From what I can see, the current code already checks for multiple names, if not locations: “main.yml”, “main.yaml”, “main.json”, and “main”. Adding support for a non-nested variation of the file doesn’t seem like it’s adding that much more complexity, and the slight increase in complexity is leveraged against hundreds or thousands of places where the playbooks can now be simplified.

Interesting… while I can see how it helps the “distinguishing files in an editor” issue, having a bunch of boilerplate “main.yml” files that just include the real file also seems like a lot of noise. My goal, coming at this form the standpoint of (a) someone who’s relatively new to Ansible, and (b) has to explain it to people who are completely new to Ansible, is to make the layout and structure of our role playbooks as simple and straightforward as possible. Having all of the important files as singletons in their enclosing directory, and named “main.yml” invariably leads to the question “why?”, to which I can only answer “because that’s how it is.” Having “tasks.yml”, “meta.yml”, “vars.yml” etc. inside each role directory would require almost no explanation beyond the idea of tasks, role dependencies, variables, etc.

We check for multiple names, we will not be supporting one combined YAML file, as we want everyone to write interchangable YAML and not have dialects diverge.

I’m not sure how to interpret this. I think you’re saying “we won’t merge files, we look for multiple names, but only actually load one file”. I’m not asking to merge/combine files, I’m just asking about the idea of adding to the list of files/names used in the “find the first match and load it” list. Unrolling the v2 code a bit, when the “tasks” file is looked for, the following files are considered (the first one found is the one–and only–file actually used):

“tasks/main.yml”, “tasks/main.yaml”, “tasks/main.json”, “tasks/main”

My suggestion is only to add four more names to the end of that list:

“tasks/main.yml”, “tasks/main.yaml”, “tasks/main.json”, “tasks/main”, “tasks.yml”, “tasks.yaml”, “tasks.json”, “tasks”

The current behavior would continue and be the default; the newly-added names would only be checked if none of the first four files were found. This would have the potential to break/alter behavior in the case where someone had no “tasks/main” variant, but did have a “tasks.yml” file… but that seems fairly unlikely.
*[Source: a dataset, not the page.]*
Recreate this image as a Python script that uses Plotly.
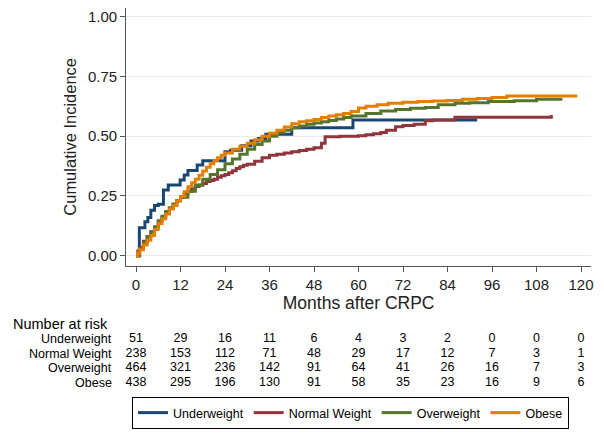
import plotly.graph_objects as go

# ---- data ----
months_ticks = [0, 12, 24, 36, 48, 60, 72, 84, 96, 108, 120]
groups = ["Underweight", "Normal Weight", "Overweight", "Obese"]
colors = ["#1a476f", "#90353b", "#55752f", "#e37e00"]

uw_t = [0, 0.9, 2.4, 3.2, 4.0, 5.0, 6.0, 7.4, 8.7, 11.9, 13.0, 14.0, 16.5, 18.0, 24.0, 25.5, 28.5, 31.0, 33.0, 35.0, 42.0, 58.5, 92.0]
uw_ci = [0, 0.117, 0.142, 0.16, 0.19, 0.21, 0.215, 0.275, 0.296, 0.317, 0.338, 0.356, 0.38, 0.397, 0.435, 0.441, 0.46, 0.48, 0.49, 0.508, 0.535, 0.568, 0.568]

nw_t = [0, 0.5, 1, 2, 3, 4, 5, 6, 7, 8, 9, 10, 11, 12, 13, 14, 15, 16, 17, 18, 19, 20, 21, 22, 23, 24, 25, 26, 27, 28, 29, 30, 32, 34, 36, 38, 40, 42, 44, 46, 48, 50, 51, 55, 60, 62, 64, 66, 67.5, 70, 72, 75, 78, 80, 86, 112]
nw_ci = [0, 0.02, 0.035, 0.06, 0.08, 0.1, 0.12, 0.145, 0.16, 0.18, 0.2, 0.215, 0.23, 0.245, 0.26, 0.27, 0.28, 0.29, 0.296, 0.302, 0.31, 0.315, 0.32, 0.328, 0.334, 0.34, 0.347, 0.355, 0.365, 0.372, 0.378, 0.383, 0.395, 0.41, 0.42, 0.425, 0.43, 0.435, 0.44, 0.445, 0.452, 0.47, 0.498, 0.5, 0.502, 0.506, 0.51, 0.515, 0.525, 0.54, 0.545, 0.55, 0.565, 0.568, 0.579, 0.589]

ow_t = [0, 1, 2, 3, 4, 5, 6, 7, 8, 9, 10, 11, 12, 14, 16, 18, 20, 22, 24, 26, 28, 30, 32, 34, 36, 38, 40, 42, 44, 46, 48, 50, 52, 54, 56, 58, 62, 66, 70, 74, 78, 81.5, 86, 90, 95, 102, 108, 115]
ow_ci = [0, 0.03, 0.055, 0.08, 0.1, 0.12, 0.145, 0.165, 0.185, 0.2, 0.215, 0.23, 0.245, 0.27, 0.295, 0.32, 0.34, 0.36, 0.385, 0.405, 0.425, 0.445, 0.465, 0.48, 0.5, 0.515, 0.525, 0.535, 0.543, 0.55, 0.555, 0.56, 0.566, 0.572, 0.578, 0.585, 0.595, 0.605, 0.612, 0.617, 0.62, 0.632, 0.638, 0.64, 0.645, 0.648, 0.655, 0.655]

ob_t = [0, 0.5, 1, 2, 3, 4, 5, 6, 7, 8, 9, 10, 11, 12, 13, 14, 15, 16, 17, 18, 19, 20, 21, 22, 23, 24, 26, 28, 30, 32, 34, 36, 38, 40, 42, 44, 46, 48, 50, 52, 54, 56, 58, 60, 62, 65, 68, 72, 76, 80, 84, 88, 92, 96, 100, 104, 110, 119]
ob_ci = [0, 0.01, 0.025, 0.045, 0.065, 0.085, 0.11, 0.135, 0.155, 0.175, 0.195, 0.21, 0.23, 0.248, 0.268, 0.288, 0.305, 0.32, 0.337, 0.354, 0.37, 0.385, 0.398, 0.41, 0.42, 0.43, 0.445, 0.458, 0.47, 0.485, 0.5, 0.512, 0.525, 0.538, 0.552, 0.56, 0.565, 0.57, 0.578, 0.585, 0.59, 0.595, 0.603, 0.618, 0.625, 0.632, 0.638, 0.642, 0.645, 0.647, 0.649, 0.655, 0.658, 0.662, 0.668, 0.668, 0.668, 0.668]

risk_uw = [51, 29, 16, 11, 6, 4, 3, 2, 0, 0, 0]
risk_nw = [238, 153, 112, 71, 48, 29, 17, 12, 7, 3, 1]
risk_ow = [464, 321, 236, 142, 91, 64, 41, 26, 16, 7, 3]
risk_ob = [438, 295, 196, 130, 91, 58, 35, 23, 16, 9, 6]

series_t = [uw_t, nw_t, ow_t, ob_t]
series_ci = [uw_ci, nw_ci, ow_ci, ob_ci]
risk_rows = [risk_uw, risk_nw, risk_ow, risk_ob]

FONT = "Liberation Sans, Arial, sans-serif"
W, H = 604, 434
OFF = 8  # page body margin


def px(x):
    return min(1.0, max(0.0, (x - OFF) / W))


def py(y):
    return min(1.0, max(0.0, 1 - (y - OFF) / H))


# axis geometry in reference pixels
X0, XS = 136.0, 445.0 / 120.0        # month 0 at 136 px, 3.708 px per month
x_left_px, x_right_px = 126.3, 591.0
Y0, YS = 255.7, 239.0                # ci 0 at 255.7 px, 239 px per unit
y_bot_px, y_top_px = 265.7, 8.0
x_range = [(x_left_px - X0) / XS, (x_right_px - X0) / XS]
y_range = [(Y0 - y_bot_px) / YS, (Y0 - y_top_px) / YS]

fig = go.Figure()
for name, col, t, ci in zip(groups, colors, series_t, series_ci):
    fig.add_trace(go.Scatter(x=t, y=ci, mode="lines", name=name,
                             line=dict(color=col, width=3, shape="hv"),
                             xaxis="x", yaxis="y"))

# risk table numbers, aligned with the month axis
for i, row in enumerate(risk_rows):
    fig.add_trace(go.Scatter(x=months_ticks, y=[i] * len(row), mode="text",
                             text=[str(v) for v in row], textposition="middle center",
                             textfont=dict(family=FONT, size=12.5, color="#000"),
                             showlegend=False, hoverinfo="skip",
                             xaxis="x2", yaxis="y2", cliponaxis=False))

row_y = [339.3, 353.5, 368.3, 382.7]
annotations = []
for g, yy in zip(groups, row_y):
    annotations.append(dict(x=px(113.5), y=py(yy), xref="paper", yref="paper", text=g, showarrow=False,
                            xanchor="right", yanchor="middle",
                            font=dict(family=FONT, size=12.5, color="#000")))
annotations.append(dict(x=px(11), y=py(323.5), xref="paper", yref="paper", text="Number at risk",
                        showarrow=False, xanchor="left", yanchor="middle",
                        font=dict(family=FONT, size=14.5, color="#000")))

fig.update_layout(
    width=W, height=H,
    margin=dict(l=0, r=0, t=0, b=0),
    paper_bgcolor="white", plot_bgcolor="white",
    font=dict(family=FONT, color="#222"),
    annotations=annotations,
    xaxis=dict(domain=[px(x_left_px), px(x_right_px)], range=x_range,
               tickvals=months_ticks, ticks="outside", ticklen=5, tickcolor="#555",
               showline=True, linecolor="#555", linewidth=1.2, showgrid=False, zeroline=False,
               tickfont=dict(family=FONT, size=15, color="#222"),
               title=dict(text="Months after CRPC", font=dict(family=FONT, size=17.5, color="#222"), standoff=0),
               automargin=False, anchor="y", ticklabeloverflow="allow"),
    yaxis=dict(domain=[py(y_bot_px), py(y_top_px)], range=y_range,
               tickvals=[0, 0.25, 0.5, 0.75, 1.0], ticktext=["0.00", "0.25", "0.50", "0.75", "1.00"],
               ticks="outside", ticklen=5, tickcolor="#555",
               showline=True, linecolor="#555", linewidth=1.2,
               showgrid=True, gridcolor="#eaeaea", gridwidth=1, zeroline=False,
               tickfont=dict(family=FONT, size=15, color="#222"),
               title=dict(text="Cumulative Incidence", font=dict(family=FONT, size=16.5, color="#222"), standoff=7),
               automargin=False, anchor="x", ticklabeloverflow="allow"),
    xaxis2=dict(domain=[px(x_left_px), px(x_right_px)], range=x_range, visible=False, anchor="y2"),
    yaxis2=dict(domain=[py(row_y[3]), py(row_y[0])], range=[3, 0], visible=False, anchor="x2"),
    legend=dict(orientation="h", x=px(132), y=py(397), xanchor="left", yanchor="top",
                bordercolor="#000", borderwidth=1, bgcolor="white",
                font=dict(family=FONT, size=12.5, color="#000"), traceorder="normal"),
    showlegend=True,
)

fig.write_html("out.html")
I think the gist of it is: Not going to happen.

The behavior has been chosen and the decision has been made that it isn’t changing.

To quote a few recent explanations:

Fair enough. I can totally see that the design is optimized for the more-complex case, and makes refactoring/splitting files a bit more straightforward. I do think there’s value in the simple case, and would be curious about empirical evidence for each side of the discussion… but not so much that I’m going to spend time collecting it. :slight_smile:

Thanks for all the feedback!

Yep, thanks for understanding - I do feel for your editor problem a bit. less of an issue with vim I guess.

Visual Slick Edit had a most excellent file system tree in the mid 2000’s … just showing the filename seems to be a step back and can’t find anything I like as much :slight_smile:

Hello,

I love Ansible for how simple and easy to understand it is, so this is bothering me as well. I have some very small roles (roles! roles are great ;)) that only have a couple of tasks and variables to them, and I would love if I could just have myrole/tasks.yml and myrole/vars.yml. Now I have to add another directory layer for a something that is 30 lines of code, and it feels a little like Java bureaucracy (with its src/main/java/oh/my/god/ paths).

Actually, Ansible does something similar when it comes to group variables: one can have either single group_vars/all.yml file or group_vars/all/ directory containing multiple files. If we do it this with group_vars, why not do the same with role files, for consistency’s sake? I would be willing to write a patch if you would accept the idea.

best,
Janek

I second this… it seems unnecessary to have the directories in most cases. I frequently have a vars/main.yml file that has only a few lines in it.
Also this makes it difficult to find the right file in the tabs of my editor because they are all named main.yml.

Chris

Another +1 from me, this would really make things simpler and friendlier
to develop.

Regards,
Tadej

I would love that, too. Especially when comparing this with the handling of group_vars this would totally sense for me.

I cannot see the benefit of this restriction. Why not even allow to use a playbook (single file) to define a role?